Disheartened, we set up camp, and sat for a while on the veranda of the deserted bar of the camp, looking out over to our old friend the Zambezi, over a stunning white sandy beach, relaxing after the tiring walk over deep sand to get here. At about two in the afternoon, just when the day was getting really hot, we decided it was time to set off for Ngonye Falls. Though the lodge was closed it was under new ownership and there were a few staff looking after the place. One of them offered to show us the way to the falls, and off we went. After about an hour’s walk through the bush, we got to the river at a point where a ferry crossed. Roy the ferryman came across to meet us, and took us jovially across to the other side.
Then it was more walking, to the edge of the river again, and now we had to wade across. Though no deeper than knee-high the river was flowing fast and the bottom was slippery. Our guide fairly raced across, but we moved at a slower pace, and even then I slipped half way, briefly dunking my bag, which had my camera in it - thankfully no water got inside. After the wading we had a quick walk over some mud and then some sharp rocks, and then we were at the falls. We were impressed - the river, narrower than it had been at Lukulu but still impressively broad, drops over a broad curved face about ten metres high, before racing on downstream in a turbulent mass of white water. There was no-one else in sight.
After taking in the grandeur of the falls we were about ready for a quick swim. The river was painfully cold, but refreshing after the hot walk. I asked our guide my usual questions about crocodiles but he seemed unconcerned. Curiously, though, he didn’t seem at all inclined to join us for a dip.

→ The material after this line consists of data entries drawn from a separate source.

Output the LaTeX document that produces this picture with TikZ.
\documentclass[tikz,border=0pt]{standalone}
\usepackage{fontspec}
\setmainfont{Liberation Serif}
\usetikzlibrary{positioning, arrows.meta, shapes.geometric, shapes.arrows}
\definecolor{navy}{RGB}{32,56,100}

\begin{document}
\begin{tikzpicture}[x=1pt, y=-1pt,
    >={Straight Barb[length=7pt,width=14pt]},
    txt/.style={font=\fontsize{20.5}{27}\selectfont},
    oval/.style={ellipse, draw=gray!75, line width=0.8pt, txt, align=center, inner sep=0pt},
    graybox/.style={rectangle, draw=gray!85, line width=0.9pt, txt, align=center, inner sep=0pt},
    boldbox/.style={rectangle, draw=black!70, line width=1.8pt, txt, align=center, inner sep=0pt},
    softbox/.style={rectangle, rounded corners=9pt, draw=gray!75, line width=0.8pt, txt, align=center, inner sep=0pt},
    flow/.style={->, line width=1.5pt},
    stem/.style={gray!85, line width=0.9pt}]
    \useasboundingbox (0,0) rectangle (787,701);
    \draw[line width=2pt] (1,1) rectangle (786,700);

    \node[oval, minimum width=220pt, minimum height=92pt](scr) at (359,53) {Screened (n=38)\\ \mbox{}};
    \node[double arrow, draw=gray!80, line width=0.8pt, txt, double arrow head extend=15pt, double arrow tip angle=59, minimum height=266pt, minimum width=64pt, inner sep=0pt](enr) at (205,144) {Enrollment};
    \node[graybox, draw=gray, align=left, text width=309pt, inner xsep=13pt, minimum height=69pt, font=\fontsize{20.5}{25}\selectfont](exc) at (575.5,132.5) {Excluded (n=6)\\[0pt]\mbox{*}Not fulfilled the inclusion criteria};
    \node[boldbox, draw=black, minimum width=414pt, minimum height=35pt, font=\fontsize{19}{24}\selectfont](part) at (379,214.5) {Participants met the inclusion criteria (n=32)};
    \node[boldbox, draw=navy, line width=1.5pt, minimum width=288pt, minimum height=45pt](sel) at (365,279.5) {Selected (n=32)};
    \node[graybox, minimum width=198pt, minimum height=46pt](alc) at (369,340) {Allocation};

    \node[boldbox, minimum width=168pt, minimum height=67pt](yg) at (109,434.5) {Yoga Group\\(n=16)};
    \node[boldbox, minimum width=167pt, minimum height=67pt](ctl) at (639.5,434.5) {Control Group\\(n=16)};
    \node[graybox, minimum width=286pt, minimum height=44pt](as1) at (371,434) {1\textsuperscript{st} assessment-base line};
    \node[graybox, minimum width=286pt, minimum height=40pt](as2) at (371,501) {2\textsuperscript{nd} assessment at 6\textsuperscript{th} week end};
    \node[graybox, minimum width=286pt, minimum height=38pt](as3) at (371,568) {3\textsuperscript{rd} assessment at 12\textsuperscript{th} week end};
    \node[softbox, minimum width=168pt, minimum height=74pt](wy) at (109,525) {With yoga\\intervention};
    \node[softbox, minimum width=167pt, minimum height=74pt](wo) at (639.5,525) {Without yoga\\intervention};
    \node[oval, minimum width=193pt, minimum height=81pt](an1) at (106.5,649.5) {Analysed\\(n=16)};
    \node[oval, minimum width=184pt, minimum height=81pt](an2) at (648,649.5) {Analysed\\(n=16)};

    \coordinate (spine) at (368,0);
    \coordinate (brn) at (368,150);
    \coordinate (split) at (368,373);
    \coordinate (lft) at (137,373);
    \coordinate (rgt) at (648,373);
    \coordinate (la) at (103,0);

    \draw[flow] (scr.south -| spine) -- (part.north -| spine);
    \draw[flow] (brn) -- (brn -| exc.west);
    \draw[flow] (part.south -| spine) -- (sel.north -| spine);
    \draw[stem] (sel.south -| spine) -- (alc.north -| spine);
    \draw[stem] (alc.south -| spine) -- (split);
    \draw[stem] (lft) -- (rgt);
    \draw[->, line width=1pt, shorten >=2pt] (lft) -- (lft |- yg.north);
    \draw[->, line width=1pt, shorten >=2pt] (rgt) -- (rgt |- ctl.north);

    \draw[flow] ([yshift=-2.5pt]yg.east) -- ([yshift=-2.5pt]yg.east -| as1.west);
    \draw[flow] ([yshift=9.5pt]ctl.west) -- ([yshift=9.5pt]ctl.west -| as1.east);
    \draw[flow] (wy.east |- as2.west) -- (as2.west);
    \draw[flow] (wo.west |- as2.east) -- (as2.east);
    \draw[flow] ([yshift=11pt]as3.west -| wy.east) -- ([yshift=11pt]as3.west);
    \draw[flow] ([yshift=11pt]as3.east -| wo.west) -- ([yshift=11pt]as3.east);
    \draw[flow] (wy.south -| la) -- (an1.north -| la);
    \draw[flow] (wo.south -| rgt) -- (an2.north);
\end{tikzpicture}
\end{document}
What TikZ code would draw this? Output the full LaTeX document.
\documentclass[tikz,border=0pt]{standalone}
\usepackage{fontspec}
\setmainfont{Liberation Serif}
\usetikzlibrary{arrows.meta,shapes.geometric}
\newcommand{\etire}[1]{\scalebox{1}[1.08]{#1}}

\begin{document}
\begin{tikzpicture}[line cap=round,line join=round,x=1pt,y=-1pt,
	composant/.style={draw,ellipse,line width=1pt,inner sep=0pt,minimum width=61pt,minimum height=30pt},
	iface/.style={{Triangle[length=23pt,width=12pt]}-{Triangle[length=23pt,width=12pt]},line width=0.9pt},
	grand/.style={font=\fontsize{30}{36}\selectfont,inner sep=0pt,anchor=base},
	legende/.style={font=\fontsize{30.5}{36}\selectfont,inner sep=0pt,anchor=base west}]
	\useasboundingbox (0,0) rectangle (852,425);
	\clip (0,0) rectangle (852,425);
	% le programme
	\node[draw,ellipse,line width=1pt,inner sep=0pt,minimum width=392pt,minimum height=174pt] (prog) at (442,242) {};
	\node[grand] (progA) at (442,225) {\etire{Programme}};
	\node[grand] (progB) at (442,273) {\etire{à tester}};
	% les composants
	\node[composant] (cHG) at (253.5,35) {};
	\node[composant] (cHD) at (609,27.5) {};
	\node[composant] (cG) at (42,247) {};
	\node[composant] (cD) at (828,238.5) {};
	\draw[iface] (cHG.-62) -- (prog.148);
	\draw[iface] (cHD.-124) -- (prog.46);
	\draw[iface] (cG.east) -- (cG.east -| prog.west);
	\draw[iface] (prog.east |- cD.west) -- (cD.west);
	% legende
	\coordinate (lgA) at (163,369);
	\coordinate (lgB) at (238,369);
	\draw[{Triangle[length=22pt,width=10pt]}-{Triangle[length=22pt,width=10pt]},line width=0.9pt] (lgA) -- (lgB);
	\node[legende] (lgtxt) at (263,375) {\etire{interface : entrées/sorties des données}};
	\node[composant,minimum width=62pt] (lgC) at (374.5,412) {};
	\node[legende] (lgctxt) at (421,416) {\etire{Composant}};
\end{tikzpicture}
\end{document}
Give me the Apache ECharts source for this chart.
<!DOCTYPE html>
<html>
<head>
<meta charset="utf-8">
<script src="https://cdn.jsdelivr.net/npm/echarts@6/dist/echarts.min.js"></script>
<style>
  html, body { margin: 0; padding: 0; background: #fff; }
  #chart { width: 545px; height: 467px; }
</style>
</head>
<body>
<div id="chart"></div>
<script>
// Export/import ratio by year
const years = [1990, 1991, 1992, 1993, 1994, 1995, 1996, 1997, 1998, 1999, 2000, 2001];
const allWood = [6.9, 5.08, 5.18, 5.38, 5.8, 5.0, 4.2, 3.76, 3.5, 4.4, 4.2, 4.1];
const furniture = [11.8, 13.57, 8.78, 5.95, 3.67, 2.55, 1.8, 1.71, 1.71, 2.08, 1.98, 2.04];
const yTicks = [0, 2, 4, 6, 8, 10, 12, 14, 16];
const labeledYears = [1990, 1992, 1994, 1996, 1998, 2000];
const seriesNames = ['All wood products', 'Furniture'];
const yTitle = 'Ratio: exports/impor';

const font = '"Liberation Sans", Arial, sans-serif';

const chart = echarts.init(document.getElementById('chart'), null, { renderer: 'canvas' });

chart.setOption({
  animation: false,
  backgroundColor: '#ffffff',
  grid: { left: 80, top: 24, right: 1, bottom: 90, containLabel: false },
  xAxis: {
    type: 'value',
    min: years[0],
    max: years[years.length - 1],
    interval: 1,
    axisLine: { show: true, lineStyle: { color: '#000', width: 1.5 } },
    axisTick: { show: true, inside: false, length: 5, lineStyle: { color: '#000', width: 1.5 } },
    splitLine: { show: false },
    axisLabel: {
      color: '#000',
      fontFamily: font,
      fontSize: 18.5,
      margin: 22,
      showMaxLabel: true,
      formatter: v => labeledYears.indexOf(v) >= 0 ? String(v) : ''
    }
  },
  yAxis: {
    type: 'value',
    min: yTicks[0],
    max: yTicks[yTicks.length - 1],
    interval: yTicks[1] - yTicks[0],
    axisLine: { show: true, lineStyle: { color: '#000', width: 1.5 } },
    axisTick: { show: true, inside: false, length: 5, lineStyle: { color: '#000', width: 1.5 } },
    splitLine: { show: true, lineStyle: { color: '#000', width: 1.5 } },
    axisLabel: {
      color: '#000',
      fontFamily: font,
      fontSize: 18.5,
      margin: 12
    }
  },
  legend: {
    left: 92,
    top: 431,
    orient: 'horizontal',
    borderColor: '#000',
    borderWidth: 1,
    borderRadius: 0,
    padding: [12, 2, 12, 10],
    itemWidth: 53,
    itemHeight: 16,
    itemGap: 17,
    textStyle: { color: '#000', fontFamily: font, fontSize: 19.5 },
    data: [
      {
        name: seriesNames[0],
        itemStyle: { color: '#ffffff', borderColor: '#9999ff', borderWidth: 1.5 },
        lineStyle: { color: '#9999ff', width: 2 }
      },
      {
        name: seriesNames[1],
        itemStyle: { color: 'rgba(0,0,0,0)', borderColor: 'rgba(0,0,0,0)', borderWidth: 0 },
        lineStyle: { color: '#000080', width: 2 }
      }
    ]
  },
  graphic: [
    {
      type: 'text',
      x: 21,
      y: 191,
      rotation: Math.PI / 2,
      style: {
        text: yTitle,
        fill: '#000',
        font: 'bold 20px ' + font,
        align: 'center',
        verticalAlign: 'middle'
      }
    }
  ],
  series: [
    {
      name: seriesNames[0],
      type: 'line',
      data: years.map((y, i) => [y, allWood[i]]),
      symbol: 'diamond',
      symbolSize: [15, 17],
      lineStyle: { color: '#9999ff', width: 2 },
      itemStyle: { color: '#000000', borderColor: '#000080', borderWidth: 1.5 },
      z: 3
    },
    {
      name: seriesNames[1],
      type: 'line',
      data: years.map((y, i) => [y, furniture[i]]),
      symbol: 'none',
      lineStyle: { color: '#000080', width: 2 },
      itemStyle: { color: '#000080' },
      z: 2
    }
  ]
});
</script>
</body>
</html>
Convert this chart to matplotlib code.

We walked back as the sun was setting, spectacularly as ever, arriving back at camp in darkness. We found two other travellers there, Remco and Susan from Holland, who had also been duped by the Bradt guide. We chatted to them for a while as we built a fire on the beach and cooked some dinner for the four of us - soup and beans and bread, but when cooked on a white sandy beach by the Zambezi river it became one of the great gastronomic experiences.